A deux reprises ces derniers jours, Laurent Fabius s'est endormi en public pendant quelques minutes, lors des voeux de Martine Aubry et au conseil politique de François Hollande. Évidemment, cet incident minuscule fait parler et se moquer. Je veux prendre la défense de mon camarade injustement brocardé. Sa faiblesse d'un instant est parfaitement justifiée. On évoque parfois le sommeil du juste ; je parlerais plutôt ici du sommeil du sage. Oui il peut être bon et raisonnable de s'assoupir en politique.

Moi même j'ai quelquefois succombé à cette tentation : je me souviens d'une réunion avec DSK à Paris il y a quelques années où je n'ai pas pu résisté alors que je me trouvais pourtant dans les premiers rangs, très visible (on n'a souvent pas le choix de sa place, on rêve d'un fond de salle dans la pénombre). Oscar Wilde disait qu'on résiste à tout sauf à la tentation. C'est faux : on résiste à tout sauf au sommeil. Lutter contre lui ne fait que renforcer son emprise. A tout prendre, mieux vaut lâcher prise quelques minutes puis remonter à la surface, la conscience enfin éveillée.

Piquer du nez c'est atroce, c'est comme un avion qui s'écrase ou un bateau qui sombre : on n'y peut rien, on se laisse doucement aller, il n'y a qu'un sursaut qui nous sauve, mais provisoirement, car la tête s'alourdit à nouveau, les paupières pourtant si légères pèsent des tonnes. Dans ce genre de situation, il faut se garder du pire, éviter les ronflements qui trahissent un sommeil discret, prévenir le voisin qu'un coup de coude sera le bienvenu si besoin est.

Pourquoi y a-t-il donc en politique un sommeil du sage ? D'abord parce qu'un discours politique est généralement une répétition d'un discours entendu mille fois auparavant. S'endormir ne fait rien perdre de ce qu'on sait déjà, qu'on connaît par coeur, qu'on n'a pas besoin de réentendre. Ensuite la politique contemporaine, à la différence d'autrefois, a gommé tout lyrisme.
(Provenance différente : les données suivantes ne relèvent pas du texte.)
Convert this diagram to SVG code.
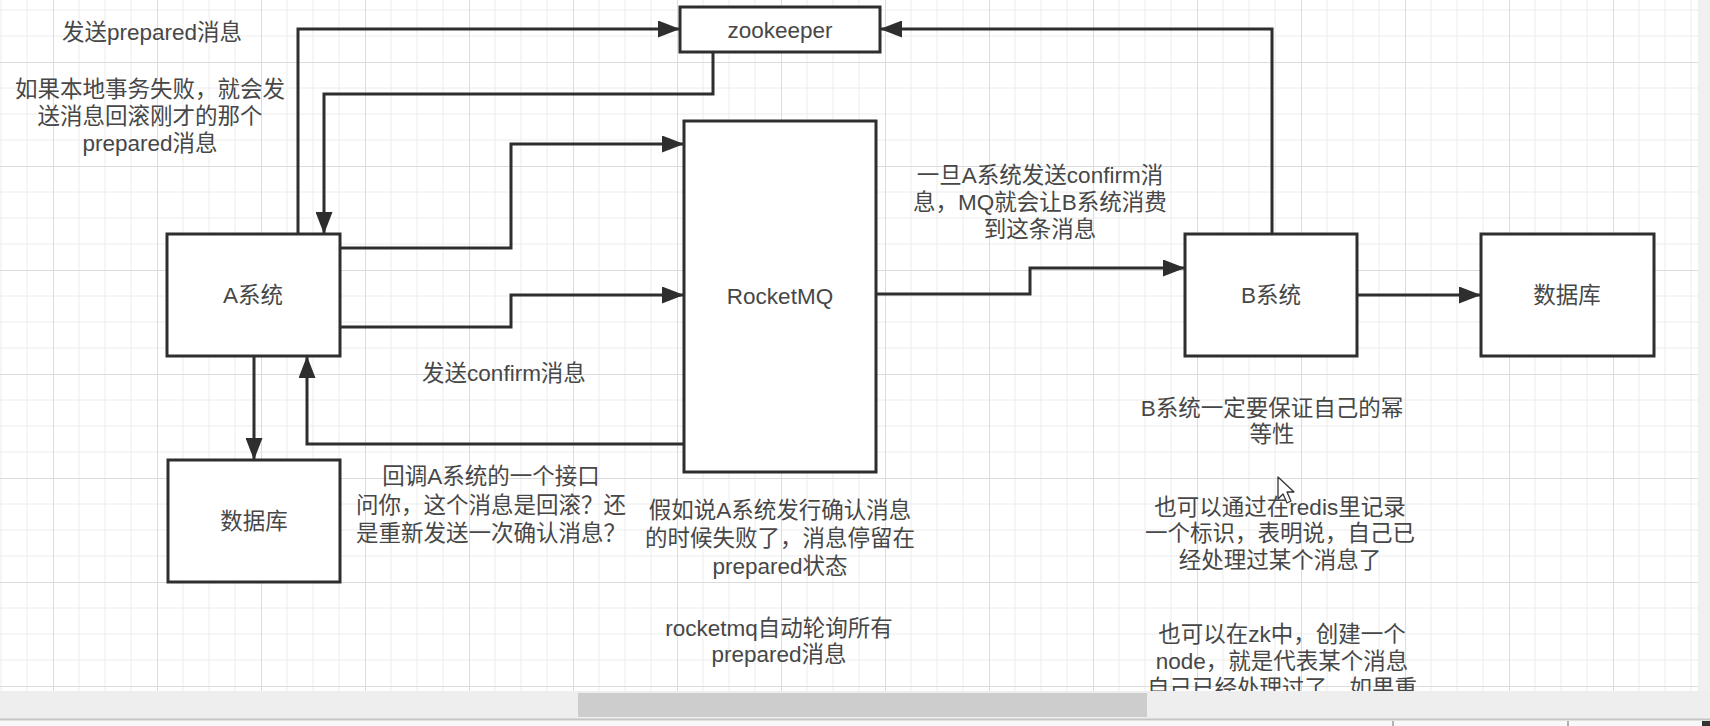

Les discours sont influencés par le langage télévisuel, lisse, inodore, incolore, sans saveur. Tout ce qui pourrait éveiller les sens est mis sous le boisseau. L'ennui est plus souvent au rendez-vous que la passion.

On croit souvent que la politique est une activité de grands fauves qui s'entredéchirent. J'aimerais tellement, j'en rêve tout éveillé ! La vérité c'est que souvent on s'y emmerde, surtout dans les réunions à huit clos d'où l'on ne peut pas sortir, où il faut se farcir des interventions aussi longues qu'inintéressantes. Georges Brassens affirmait dans l'une de ses chansons que "quatre-vingt-quinze fois sur cent la femme s'emmerde en baisant" : je crois que la statistique de ceux qui s'ennuient à écouter des discours politiques n'est pas si éloignée. Que Laurent Fabius ne se sente donc pas isolé ! Les grands orateurs de jadis n'endormaient pas, c'était impossible. Aujourd'hui les prises de parole sont truffées de chiffres et de termes technocratiques prompts à relâcher l'attention et à faire glisser dans les bras de Morphée.
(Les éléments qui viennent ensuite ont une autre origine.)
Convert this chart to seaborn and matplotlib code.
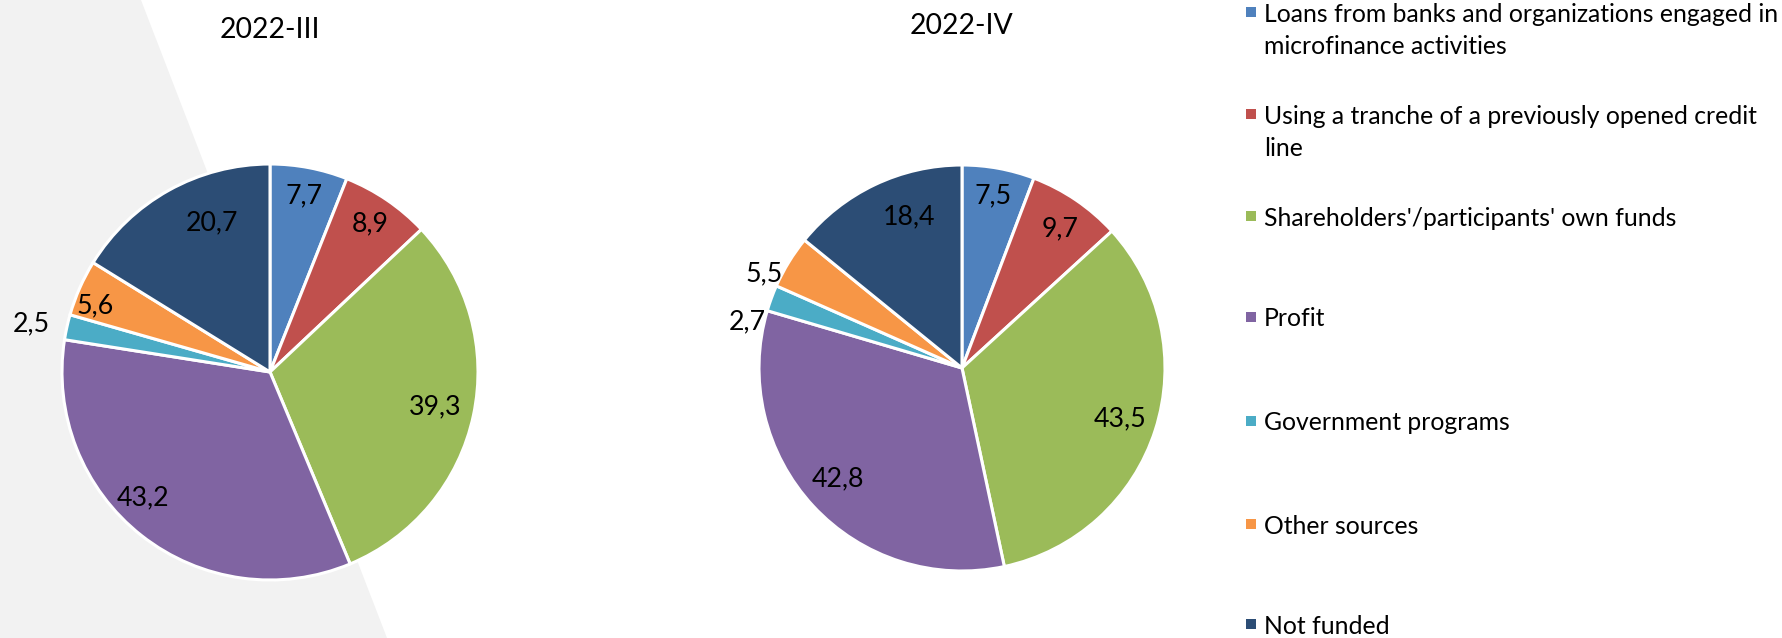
import matplotlib
matplotlib.use('Agg')
import matplotlib.pyplot as plt
import seaborn as sns
import numpy as np
from matplotlib.patches import Polygon, Rectangle

# data (shares of respondents, %, several answers allowed)
periods = ['2022-III', '2022-IV']
categories = [
    'Loans from banks and organizations engaged in\nmicrofinance activities',
    'Using a tranche of a previously opened credit\nline',
    "Shareholders'/participants' own funds",
    'Profit',
    'Government programs',
    'Other sources',
    'Not funded',
]
values_2022_3 = [7.7, 8.9, 39.3, 43.2, 2.5, 5.6, 20.7]
values_2022_4 = [7.5, 9.7, 43.5, 42.8, 2.7, 5.5, 18.4]

sns.set_theme(style='white')
plt.rcParams['font.family'] = ['Lato', 'DejaVu Sans']

colors = sns.color_palette(['#4F81BD', '#C0504D', '#9BBB59', '#8064A2',
                            '#4BACC6', '#F79646', '#2C4D75'])

W, H = 1783, 638
fig = plt.figure(figsize=(W / 100, H / 100), dpi=100)
fig.patch.set_facecolor('white')

# full-figure layer in pixel coordinates (background shape, titles, legend)
lay = fig.add_axes([0, 0, 1, 1], zorder=0)
lay.set_xlim(0, W)
lay.set_ylim(H, 0)
lay.axis('off')
lay.add_patch(Polygon([(0, 0), (141, 0), (387, H), (0, H)], closed=True,
                      facecolor='#F2F2F2', edgecolor='none'))


def fmt(v):
    return f'{v:.1f}'.replace('.', ',')


def draw_pie(values, title, cx, cy, r, title_y, label_r, label_da):
    ax = fig.add_axes([(cx - r) / W, (H - cy - r) / H, 2 * r / W, 2 * r / H], zorder=1)
    ax.patch.set_visible(False)
    wedges, _ = ax.pie(values, colors=colors, startangle=90, counterclock=False,
                       wedgeprops=dict(edgecolor='white', linewidth=2.2))
    ax.set_xlim(-1, 1)
    ax.set_ylim(-1, 1)
    for w, v, lr, da in zip(wedges, values, label_r, label_da):
        ang = np.deg2rad((w.theta1 + w.theta2) / 2 + da)
        ax.text(lr * np.cos(ang), lr * np.sin(ang), fmt(v), ha='center', va='center',
                fontsize=19.3, color='black')
    lay.text(cx, title_y, title, ha='center', va='center', fontsize=20.4, color='black')


draw_pie(values_2022_3, periods[0], 270, 372, 208, 30,
         [0.86, 0.86, 0.81, 0.86, 1.17, 0.90, 0.77],
         [0, 0, 0, -7, 1, 3, -8])
draw_pie(values_2022_4, periods[1], 962, 368, 203, 26,
         [0.86, 0.84, 0.82, 0.82, 1.08, 1.08, 0.79],
         [0, -1, 0, -1, 8, 6, -6])

# legend, one text per line so the first line sits beside the marker
leg_y = [12, 114, 216, 317, 421, 524, 624]
line_gap = 32
for label, c, y in zip(categories, colors, leg_y):
    lay.add_patch(Rectangle((1246, y - 5), 10, 10, facecolor=c, edgecolor='none'))
    for k, line in enumerate(label.split('\n')):
        lay.text(1264, y + k * line_gap, line, ha='left', va='center_baseline',
                 fontsize=17.8, color='black')

fig.savefig('out.png', dpi=100)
Ne croyez pas que mon analyse dévalorise les hommes ou les femmes politiques actuels. Ma critique n'est qu'apparente. En réalité, je ne serais pas loin de les en féliciter, tout endormant qu'ils sont souvent. Car quelle est la finalité de la politique ? Exercer le pouvoir en dominant un public de militants, d'électeurs ou de citoyens. On peut exercer cette emprise de multiples façons, par exemple en suscitant l'exaltation d'une salle, en déchaînant les passions. La société contemporaine ne favorise plus trop ce genre de domination. En revanche, le discours soporifique qui anesthésie l'assistance est d'une redoutable efficacité. J'ai souvent remarqué qu'une parole trop vive déclenchait des réactions hostiles alors qu'un ton ouaté filait très bien, laissait passer beaucoup de choses, provoquait l'adhésion sans la forcer. Quand on est dans le coton, on ne trouve rien à redire, on ne peut qu'approuver.
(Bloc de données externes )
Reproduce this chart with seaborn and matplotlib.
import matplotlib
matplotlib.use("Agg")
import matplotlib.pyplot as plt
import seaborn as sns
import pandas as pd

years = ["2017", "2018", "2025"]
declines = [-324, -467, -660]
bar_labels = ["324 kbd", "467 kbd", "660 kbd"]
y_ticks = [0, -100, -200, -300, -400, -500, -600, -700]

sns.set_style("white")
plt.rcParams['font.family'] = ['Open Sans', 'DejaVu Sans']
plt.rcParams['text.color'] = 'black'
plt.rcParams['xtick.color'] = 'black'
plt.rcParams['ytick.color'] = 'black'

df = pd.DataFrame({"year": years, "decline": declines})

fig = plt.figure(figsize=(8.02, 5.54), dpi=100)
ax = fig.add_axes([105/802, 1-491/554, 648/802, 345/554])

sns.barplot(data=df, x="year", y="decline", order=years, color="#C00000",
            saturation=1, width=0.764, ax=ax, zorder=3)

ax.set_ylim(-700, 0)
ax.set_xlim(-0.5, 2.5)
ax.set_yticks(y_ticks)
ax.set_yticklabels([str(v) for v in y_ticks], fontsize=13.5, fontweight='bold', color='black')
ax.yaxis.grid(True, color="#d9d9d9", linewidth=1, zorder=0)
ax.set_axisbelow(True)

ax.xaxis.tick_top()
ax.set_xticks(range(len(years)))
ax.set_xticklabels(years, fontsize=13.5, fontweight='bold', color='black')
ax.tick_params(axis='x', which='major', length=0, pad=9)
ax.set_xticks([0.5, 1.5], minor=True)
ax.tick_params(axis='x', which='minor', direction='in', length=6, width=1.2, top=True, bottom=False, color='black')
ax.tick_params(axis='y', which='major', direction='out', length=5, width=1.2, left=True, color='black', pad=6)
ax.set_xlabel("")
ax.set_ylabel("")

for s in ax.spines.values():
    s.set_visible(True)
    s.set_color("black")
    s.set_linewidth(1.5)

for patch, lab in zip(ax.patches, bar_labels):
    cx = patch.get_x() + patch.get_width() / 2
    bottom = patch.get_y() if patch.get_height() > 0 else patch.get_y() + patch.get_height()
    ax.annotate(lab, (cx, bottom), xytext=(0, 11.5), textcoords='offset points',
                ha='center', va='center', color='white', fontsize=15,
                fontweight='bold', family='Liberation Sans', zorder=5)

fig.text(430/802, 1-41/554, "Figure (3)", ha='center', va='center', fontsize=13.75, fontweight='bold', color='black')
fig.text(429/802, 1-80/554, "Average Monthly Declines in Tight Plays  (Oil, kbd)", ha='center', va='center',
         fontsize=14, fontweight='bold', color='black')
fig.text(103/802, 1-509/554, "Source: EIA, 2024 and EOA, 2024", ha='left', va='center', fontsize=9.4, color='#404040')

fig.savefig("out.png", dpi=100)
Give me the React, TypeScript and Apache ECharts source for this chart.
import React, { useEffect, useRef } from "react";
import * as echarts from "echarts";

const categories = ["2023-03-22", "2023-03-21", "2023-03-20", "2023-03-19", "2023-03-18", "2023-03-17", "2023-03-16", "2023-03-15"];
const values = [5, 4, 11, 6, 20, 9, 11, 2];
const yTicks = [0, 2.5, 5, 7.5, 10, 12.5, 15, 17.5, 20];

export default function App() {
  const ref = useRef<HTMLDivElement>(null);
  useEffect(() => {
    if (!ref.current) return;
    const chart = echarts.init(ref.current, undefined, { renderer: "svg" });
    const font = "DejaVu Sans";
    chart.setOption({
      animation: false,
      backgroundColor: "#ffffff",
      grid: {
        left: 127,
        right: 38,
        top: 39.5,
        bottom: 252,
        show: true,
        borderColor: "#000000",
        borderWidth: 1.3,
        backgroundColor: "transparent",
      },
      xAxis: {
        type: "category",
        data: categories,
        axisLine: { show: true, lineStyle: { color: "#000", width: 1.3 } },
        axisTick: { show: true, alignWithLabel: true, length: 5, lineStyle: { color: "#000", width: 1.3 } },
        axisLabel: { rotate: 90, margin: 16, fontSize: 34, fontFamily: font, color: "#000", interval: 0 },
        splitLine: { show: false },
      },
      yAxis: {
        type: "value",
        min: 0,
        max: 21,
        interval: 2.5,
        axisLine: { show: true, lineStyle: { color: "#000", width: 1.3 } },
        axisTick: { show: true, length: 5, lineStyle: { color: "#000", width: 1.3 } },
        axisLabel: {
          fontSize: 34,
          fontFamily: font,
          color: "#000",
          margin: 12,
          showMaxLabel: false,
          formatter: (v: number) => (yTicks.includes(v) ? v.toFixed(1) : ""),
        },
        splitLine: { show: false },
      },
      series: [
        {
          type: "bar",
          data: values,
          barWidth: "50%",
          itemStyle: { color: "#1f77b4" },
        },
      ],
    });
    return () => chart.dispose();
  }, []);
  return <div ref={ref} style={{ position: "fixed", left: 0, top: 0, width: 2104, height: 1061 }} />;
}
Et puis, le sommeil du politique n'est pas nécessairement à imputer à l'orateur, du moins pas complètement : il résulte de la fatigue. La politique est une activité harassante qui laisse peu de temps au repos. Les occasions de dormir sont rares, tout comme les occasions de rigoler. Quand l'une se présente, il faut la saisir. Être assis en train d'écouter quelqu'un, c'est ne rien faire. Autant rentabiliser ces temps morts, en profiter pour sommeiller un peu. Qu'on n'y voit pas une faiblesse mais une ruse : l'homme politique est comme l'eau qui dort, il faut s'en méfier. A vrai dire, il a du chat, il ne dort que d'un oeil. Qu'on cesse donc d'ironiser sur les assoupissements de Laurent Fabius. Que l'homme politique qui ne s'est pas déjà endormi en public lui jette le premier polochon.

jeudi 19 janvier 2012

Le coup du protocole.

Il y a le coup de la panne, agréable, le coup du lapin, douloureux. Avec Michel Aurigny et le parti ouvrier indépendant, il y a le coup du protocole. C'est reparti comme en 40, c'est à dire comme en 2008 ! Vous vous souvenez ? Le groupuscule d'extrême gauche réussissait le tour de force de faire signer au chef de file des socialistes un "protocole d'accord" municipal dont la ligne politique était très éloignée pour ne pas dire opposée à celle du PS.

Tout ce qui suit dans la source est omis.